In the maelstrom of the previous night’s events, I hadn’t fully processed the connection between River and Grant and how I’d been drawn under both their spells. In the harsh light of day, a thread of worry wormed its way into my gut. I’d subjected myself to years of Grant’s abuse, his manipulations, and the way he’d made me feel stupid and guilty and worthless all the time. I’d barely found the courage and strength to leave. It had been psychologically damaging. Two years without him and I hadn’t fully healed.

What if River was the same? What if it was in their genes? There was always debate in the field about nature versus nurture. Was I exchanging one pain for another when I considered more with River? Was that a risk I wanted to take?

I pressed my fingers against my eyes, remembering all our shared moments. From day one back in May, I’d seen an underlying tenderness in River I’d never seen in Grant. Even when he had been so adamant all we’d shared was a hookup weekend, there had been more. River had denied it, and I’d done a good job convincing myself I was wrong, but after spending this past week with him, I saw the truth of who River was deep down.

And he was a good man.

He might be outwardly cocky and brash, but inside there was a man who cared. A man who’d gone to great lengths to reassure me when I stumbled. He stopped my incessant self-recriminations every time they fell from my mouth. He built me up when Grant had only ever torn me down.

My heart didn’t believe River could be anything like Grant, but my heart was gullible. We’d been forced into close proximity over the past few days, fighting a battle for justice. Of course we’d developed deeper feelings. It was only natural. The expulsion of adrenaline and fear through sex was to be expected. It didn’t mean we had a future.

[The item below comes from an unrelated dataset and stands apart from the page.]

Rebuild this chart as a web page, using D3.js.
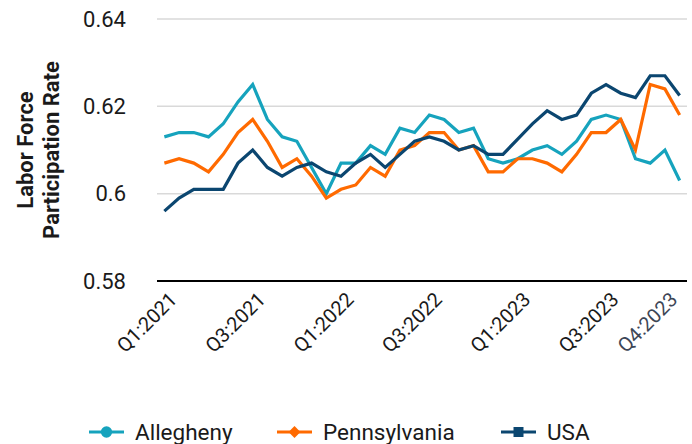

With the air clear and the pressure gone, would River still give two shits about an overly vulnerable, self-pitying, middle-aged man?

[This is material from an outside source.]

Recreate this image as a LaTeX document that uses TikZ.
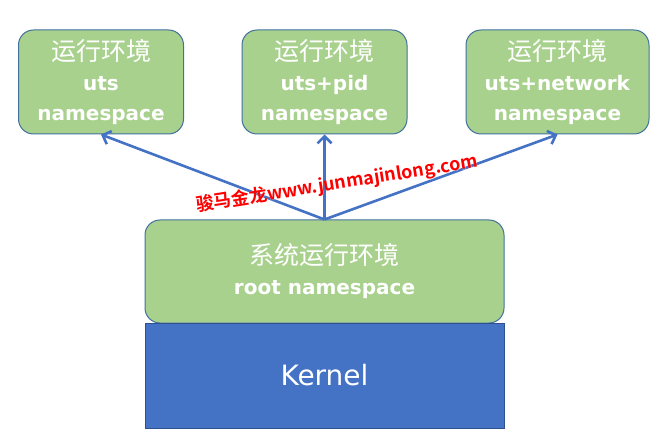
\documentclass[tikz,border=0pt]{standalone}
\usepackage{fontspec}
\setmainfont{DejaVu Sans}
\newfontfamily\cjk{Noto Sans CJK SC}
\newfontfamily\cjkb{Noto Sans CJK SC Bold}
\usetikzlibrary{arrows.meta}
\definecolor{boxgreen}{HTML}{A9D18E}
\definecolor{boxline}{HTML}{41719C}
\definecolor{kernfill}{HTML}{4472C4}
\definecolor{kernline}{HTML}{2F528F}
\definecolor{arrowblue}{HTML}{4472C4}
\definecolor{wmred}{HTML}{FF0000}
\newcommand{\haloon}{\special{pdf:literal direct 1 1 1 RG 0.17 w 1 j 1 Tr}}
\newcommand{\halooff}{\special{pdf:literal direct 0 Tr}}
\begin{document}
\begin{tikzpicture}[x=1pt,y=-1pt,
  nsbox/.style={draw=boxline, line width=1pt, fill=boxgreen, rounded corners=15pt,
    text=white, align=center, inner sep=0pt, minimum height=104pt,
    font=\fontsize{20}{30}\selectfont},
  kernbox/.style={draw=kernline, line width=1pt, fill=kernfill, text=white,
    inner sep=0pt, minimum width=359pt, minimum height=105pt,
    font=\fontsize{28}{32}\selectfont},
  link/.style={draw=arrowblue, line width=2.6pt, -{Straight Barb[length=7pt,width=14pt,line width=2.6pt]}},
  wmark/.style={rotate=9, font=\cjkb\fontsize{18}{20}\selectfont, inner sep=0pt}
]
\useasboundingbox (0,0) rectangle (663,446);
\fill[white] (0,0) rectangle (663,446);

\node[nsbox, minimum width=165pt] (b1) at (101,82)
  {{\cjk\fontsize{25}{30}\selectfont 运行环境}\\\textbf{uts}\\\textbf{namespace}};
\node[nsbox, minimum width=165pt] (b2) at (324.5,82)
  {{\cjk\fontsize{25}{30}\selectfont 运行环境}\\\textbf{uts+pid}\\\textbf{namespace}};
\node[nsbox, minimum width=183pt] (b3) at (557.5,82)
  {{\cjk\fontsize{25}{30}\selectfont 运行环境}\\\textbf{uts+network}\\\textbf{namespace}};

\node[nsbox, minimum width=359pt, minimum height=103pt] (root) at (324.5,271.5)
  {{\cjk\fontsize{25}{32}\selectfont 系统运行环境}\\\textbf{root namespace}};
\node[kernbox] (kern) at (324.5,375.5) {Kernel};

\draw[link] (root.north) -- (b1.south);
\draw[link] (root.north) -- (b2.south);
\draw[link] (root.north) -- (b3.south);

\node[wmark, text=white] (wmhalo) at (337,184) {\haloon 骏马金龙www.junmajinlong.com\halooff};
\node[wmark, text=wmred] (wm) at (337,184) {骏马金龙www.junmajinlong.com};
\end{tikzpicture}
\end{document}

He was young, and relationships weren’t his style. As much as I would have liked time to see where this could go, the likelihood of us continuing anything was slim.

I sighed and glanced up and down the busy street. It was probably best to give him space and let him decide if what he’d said to me in that message still stood. What was that saying? If you love someone, set them free. If they come back, they’re yours. If they don’t, it was never meant to be.

I didn’t know if I loved River, but I thought I could. I was drawn to his inner strength, his wit, and his determination. He was everything I wasn’t, yet he didn’t make fun of my weaknesses. Instead, he showed me my strengths. We bickered, but we always shared a smile at the end because the words we exchanged were never malicious. Unlike Grant, who would have a tantrum for days, spew venom, and pass blame, River didn’t let things get under his skin.

I walked a block, found an open diner, and asked a kind waitress if she would please call me a cab. Then I fetched my car, made a quick pit stop, and headed home to St. Catherines.